When calling a subroutine, either the caller or callee must take responsibility for ensuring there's no conflict, which generally means that the registers are saved out to the stack at the start of the call and then read back in at the end. Similar issues occur with interrupts. Things like who is responsible for saving the registers (caller or callee) are typically a part of the documentation of each subroutine.
A compiler will typically decide how to use registers in a much more sophisticated way than a human programmer, but it operates on the same principles. The mapping from registers to particular variables is dynamic, and varies dramatically according to which fragment of code you are looking at. Saving and restoring registers is mostly handled according to standard conventions, though the compiler may improvise "custom calling conventions" in some circumstances.
Typically, local variables in a function are imagined to live on the stack. This is the general rule with "auto" variables in C. Since "auto" is the default, these are normal local variables. For example...
void myfunc ()
{
int i; // normal (auto) local variable
//...
nested_call ();
//...
}
In the above code, "i" may well be held primarily in a register. It may even be moved from one register to another and back as the function progresses. However, when "nested_call" is called, the value from that register will almost certainly be on the stack - either because the variable is a stack variable (not a register), or because the register contents are saved to allow nested_call its own working storage.
In a multithreading app, normal local variables are local to a particular thread. Each thread gets its own stack, and while it is running, exclusive use of the CPU registers. In a context switch, those registers are saved. Whether in registers or on the stack, local variables are not shared between threads.
This basic situation is preserved in a multicore application, even though two or more threads may be active at the same time. Each core has its own stack and its own registers.
Data stored in shared memory requires more care. This includes global variables, static variables within both classes and functions, and heap-allocated objects. For example...
void myfunc ()
{
static int i; // static variable
//...
nested_call ();
//...
}
In this case, the value of "i" is preserved between function calls. A static region of main memory is reserved to store this value (hence the name "static"). In principle, there is no need for any special action to preserve "i" during the call to "nested_call", and at first sight, the variable can be accessed from any thread running on any core (or even on a separate CPU).
However, the compiler is still working hard to optimise the speed and size of your code. Repeated reads and writes to main memory are much slower than register accesses. The compiler will almost certainly choose not to follow the simple read-modify-write pattern described above, but will instead keep the value in the register for a relatively extended period, avoiding repeated reads and writes to the same memory.

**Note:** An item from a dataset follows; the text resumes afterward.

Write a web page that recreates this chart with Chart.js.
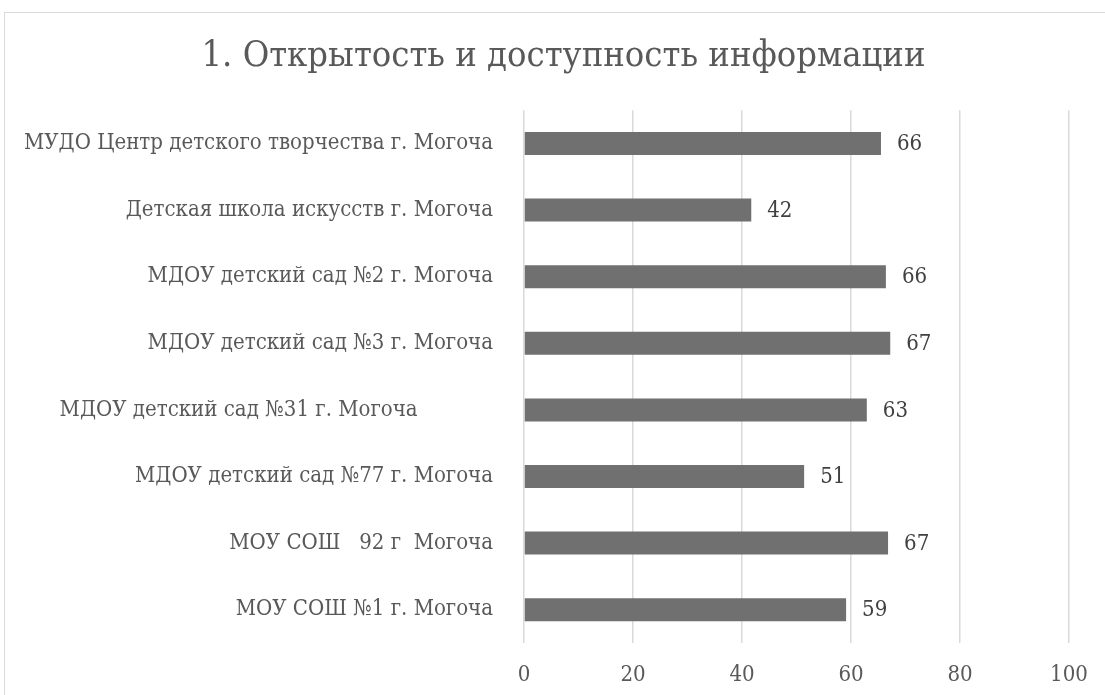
<!DOCTYPE html>
<html><head><meta charset="utf-8">
<script src="https://cdn.jsdelivr.net/npm/chart.js@4.4.1/dist/chart.umd.min.js"></script>
<style>
html,body{margin:0;padding:0;background:#fff;overflow:hidden;}
#wrap{position:relative;width:1105px;height:695px;overflow:hidden;}
#c{position:absolute;left:0;top:0;}
#frame{position:absolute;left:4px;top:12px;width:1300px;height:900px;border-top:1.5px solid #d9d9d9;border-left:1.5px solid #d9d9d9;pointer-events:none;}
</style></head><body>
<div id="wrap"><canvas id="c" width="1123" height="695" style="width:1123px;height:695px"></canvas><div id="frame"></div></div>
<script>
const titleText = '1. Открытость и доступность информации';
const categories = [
  'МУДО Центр детского творчества г. Могоча',
  'Детская школа искусств г. Могоча',
  'МДОУ детский сад №2 г. Могоча',
  'МДОУ детский сад №3 г. Могоча',
  'МДОУ детский сад №31 г. Могоча            ',
  'МДОУ детский сад №77 г. Могоча',
  'МОУ СОШ   92 г  Могоча',
  'МОУ СОШ №1 г. Могоча'
];
const values = [65.5, 41.7, 66.4, 67.2, 62.9, 51.4, 66.8, 59.1];
const xTicks = [0, 20, 40, 60, 80, 100];

const FONT = '"DejaVu Serif Condensed", "DejaVu Serif", serif';
const LABEL_SIZE = 22;
const TITLE_SIZE = 36;

const valueLabels = {
  id: 'valueLabels',
  afterDatasetsDraw(chart) {
    const ctx = chart.ctx;
    const meta = chart.getDatasetMeta(0);
    ctx.save();
    ctx.font = LABEL_SIZE + 'px ' + FONT;
    ctx.fillStyle = '#404040';
    ctx.textAlign = 'left';
    ctx.textBaseline = 'middle';
    meta.data.forEach((bar, i) => {
      ctx.fillText(String(Math.round(values[i])), bar.x + 16, bar.y + 1);
    });
    ctx.restore();
  }
};

new Chart(document.getElementById('c'), {
  type: 'bar',
  data: {
    labels: categories,
    datasets: [{
      data: values,
      backgroundColor: '#707070',
      borderWidth: 0,
      barPercentage: 0.345,
      categoryPercentage: 1.0
    }]
  },
  options: {
    indexAxis: 'y',
    responsive: false,
    animation: false,
    layout: { padding: { left: 4, right: 0, top: 16, bottom: 0 } },
    plugins: {
      legend: { display: false },
      tooltip: { enabled: false },
      title: {
        display: true,
        text: titleText,
        color: '#595959',
        font: { family: FONT, size: TITLE_SIZE, weight: 'normal' },
        padding: { top: 19, bottom: 32 }
      }
    },
    scales: {
      x: {
        min: 0, max: 100,
        afterBuildTicks: s => { s.ticks = xTicks.map(v => ({ value: v })); },
        afterFit: s => { s.height = 52; },
        grid: { color: '#d9d9d9', lineWidth: 1.5, drawTicks: false },
        border: { display: false },
        ticks: { color: '#595959', font: { family: FONT, size: LABEL_SIZE }, padding: 19, maxRotation: 0 }
      },
      y: {
        afterFit: s => { s.width = 520; },
        grid: { display: false, drawTicks: false },
        border: { display: false },
        ticks: { color: '#595959', font: { family: FONT, size: LABEL_SIZE }, padding: 31, autoSkip: false }
      },
      yRight: {
        type: 'linear',
        axis: 'y',
        position: 'right',
        afterFit: s => { s.width = 54; },
        grid: { display: false, drawTicks: false },
        border: { display: false },
        ticks: { display: false }
      }
    }
  },
  plugins: [valueLabels]
});
</script>
</body></html>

This means that modifications made in one thread may not be seen by another thread for some time. Two threads could end up having very different ideas about the value of "i" above.

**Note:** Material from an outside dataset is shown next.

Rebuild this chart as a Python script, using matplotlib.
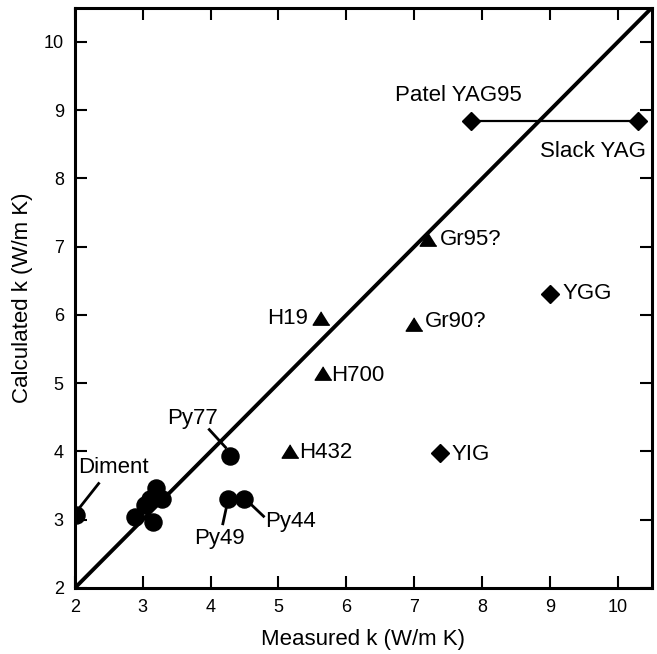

There is no magic hardware solution for this. For example, there is no mechanism for synchronising the register between threads. To the CPU, the variable and the register are completely separate entities - it doesn't know that they need to be synchronised. There's certainly no synchronisation between registers in different threads or running on different cores - there's no reason to believe that another thread is using the same register for the same purpose at any particular time.
A partial solution is to flag a variable as "volatile"...
void myfunc ()
{
volatile static int i;
//...
nested_call ();
//...
}
This tells the compiler not to optimise reads and writes to the variable. The processor doesn't have a concept of volatility. This keyword tells the compiler to generate different code, doing immediate reads and writes to memory as specified by assignments, instead of avoiding those accesses by using a register.
This is not a multithreading synchronisation solution, however - at least not in itself. One appropriate multithreading solution is to use some kind of lock to manage access to this "shared resource". For example...
void myfunc ()
{
static int i;
//...
acquire_lock_on_i ();
// do stuff with i
release_lock_on_i ();
//...
}
There is more going on here than is immediately obvious. In principle, rather than write the value of "i" back to its variable ready for the "release_lock_on_i" call, it could be saved on the stack. As far as the compiler is concerned, this isn't unreasonable. It's doing stack access anyway (e.g. saving the return address), so saving the register on the stack may be more efficient than writing it back to "i" - more cache friendly than accessing a completely separate block of memory.
Unfortunately, though, the release lock function doesn't know that the variable hasn't been written back to memory yet, so can do nothing to fix it. After all, that function is just a library call (the real lock-release may be hidden in a more deeply nested call) and that library may have been compiled years before your application - it doesn't know how its callers use registers or the stack. That's a big part of why we use a stack, and why calling conventions have to be standardised (e.g. who saves the registers). The release lock function cannot force callers to "synchronise" registers.
Equally, you might relink an old app with a new library - the caller doesn't know what "release_lock_on_i" does or how, it's just a function call. It doesn't know that it needs to save registers back out to memory first.
To resolve this, we can bring back the "volatile".
void myfunc ()
{
volatile static int i;
//...
acquire_lock_on_i ();
// do stuff with i
release_lock_on_i ();
//...
}
We may use a normal local variable temporarily while the lock is active, to give the compiler the chance to use a register for that brief period. In principle, though, a lock should be released as soon as possible, so there shouldn't be that much code in there. If we do, though, we write our temporary variable back to "i" before releasing the lock, and the volatility of "i" ensures that it's written back to main memory.
In principle, this isn't enough. Writing to main memory doesn't mean you have written to main memory - there are layers of cache to traverse in between, and your data could sit in any one of those layers for a while. There is a "memory barrier" issue here, and I don't know a great deal about this - but fortunately this issue is the responsibility of thread synchronisation calls such as the lock acquire and release calls above.
This memory barrier issue doesn't remove the need for the "volatile" keyword, however.